Dopo aver trasformato buona parte dell'Africa nera in un feudo, Xi Jinping vorrebbe ora tramutare l'Europa nel salotto buono di casa sua e camera con vista sul Pireo. Per realizzare il progetto, che consiste nella costruzione di una via di comunicazione commerciale tra Oriente e Occidente, Pechino ha assoluto bisogno di avere porti nel Vecchio Continente per i suoi container. Per comprare e gestire gli scali commerciali, sia marittimi che ferroviari, sono stati investiti complessivamente 6 miliardi di euro. Ad aprire il portafoglio è soprattutto la Cosco (China Ocean Shipping Company), società statale che da oltre 10 anni ha avviato una vera e propria campagna acquisti dei porti di mezzo mondo e che gestisce 15 terminal in otto diverse nazioni europee. Il primo porto nel quale ha investito è stato quello di Anversa, in Belgio, nel 2004, per 134 milioni di euro. Le mire cinesi non si limitano all'acquisto di porti, ma si estendono all'acquisizione di società che gestiscono la navigazione commerciale. È il caso di Marsiglia, dove la Cosco ha comprato il 49 per cento delle azioni con un investimento di 400 milioni di euro. Caso simile per il 51 per cento della società che gestisce la rete commerciale interna della Spagna tramite scali portuali e ferroviari. Tra i terminal ci sono i porti di Bilbao e Valencia e gli scali di Madrid e Saragozza, ottenuti grazie ad un investimento di 203 milioni nel 2017.

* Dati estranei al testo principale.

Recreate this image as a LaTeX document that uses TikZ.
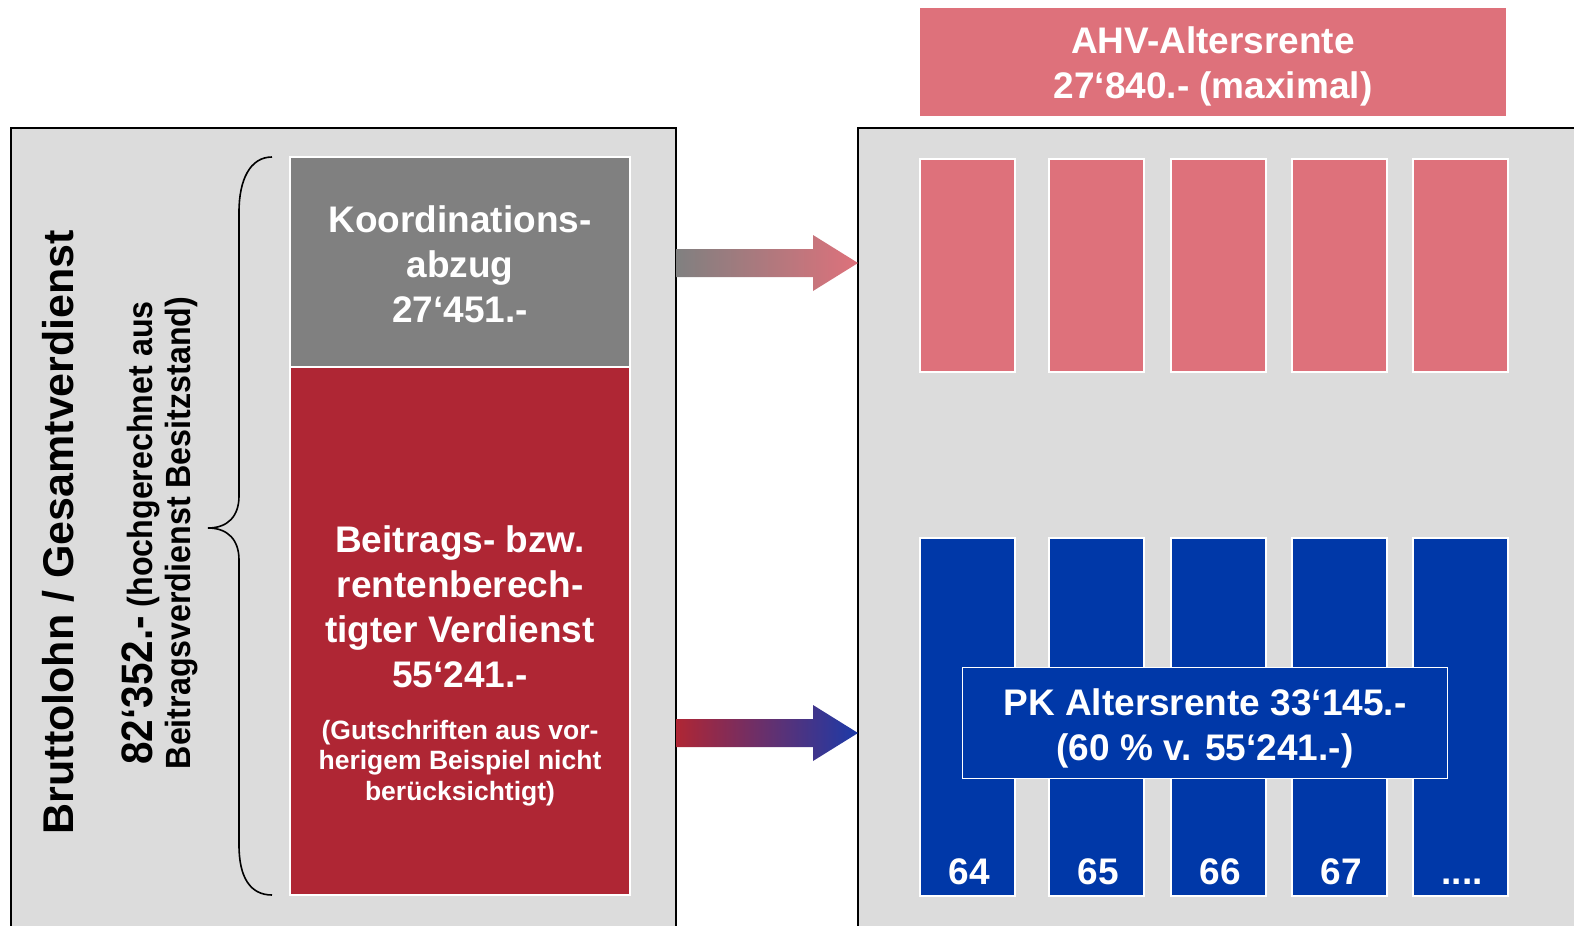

L'investimento più ragguardevole risale al 2008 quando è stata rilevata la gestione del porto del Pireo in cambio di 4,3 miliardi di euro. Nel 2016 la Cosco aveva ottenuto il 51 per cento delle quote di quello stesso porto, stringendo nelle scorse settimane un accordo per l'acquisto di un ulteriore 16 per cento. La Cina, come raccontato dall'Huffington Post, ha fatto del Pireo il suo primo vero mattone della nuova Via della Seta, un ponte per l'espansione commerciale e industriale asiatica in Europa, con massicci investimenti non solo nei terminal, ma anche nella logistica, nelle riparazioni navali e nel turismo. Ora che si è assicurata il controllo del porto della Grecia fino al 2052, il governo di Atene non riesce più ad avere voce in capitolo, anche perché Cosco non è soltanto terminal operator, ma anche concessionario, cliente e fornitore di se stesso, puntando a costruire un quarto terminal. L'unico a mettersi di traverso è stato l'armatore e politico Evangelos Marinakis, proprietario tra le altre cose dell'Olympiacos, la squadra di calcio più gloriosa del Paese assieme al Panathinaikos. Marinakis ha denunciato l'esasperato espansionismo cinese, ricordando che tra i progetti più invasivi figura la costruzione di quattro hotel di lusso all'interno del porto. «La Cina non porterà nulla di buono per la Grecia - ha dichiarato al Wall Street Journal - ma ciò che più mi spaventa è l'atteggiamento disarmante del nostro governo che sta svendendo qualsiasi cosa a Jinping».

È corretto ricordare che il 60 per cento del commercio cinese avviene via mare e la Cina è leader mondiale del trasporto su nave, con una quota del 35 per cento sul traffico container. Sono numeri mostruosi, ma l'appetito di Pechino è bulimico, e le mire espansionistiche ora riguardano l'Italia. La Cosco, nel 2016, ha comprato il 40 per cento del porto di Vado Ligure per 53 milioni di euro.

L'idea è quella di creare la cosiddetta «Alleanza dei Cinque Porti» che coinvolgerà Venezia, Trieste, Ravenna, il porto sloveno di Capodistria e quello croato di Fiume.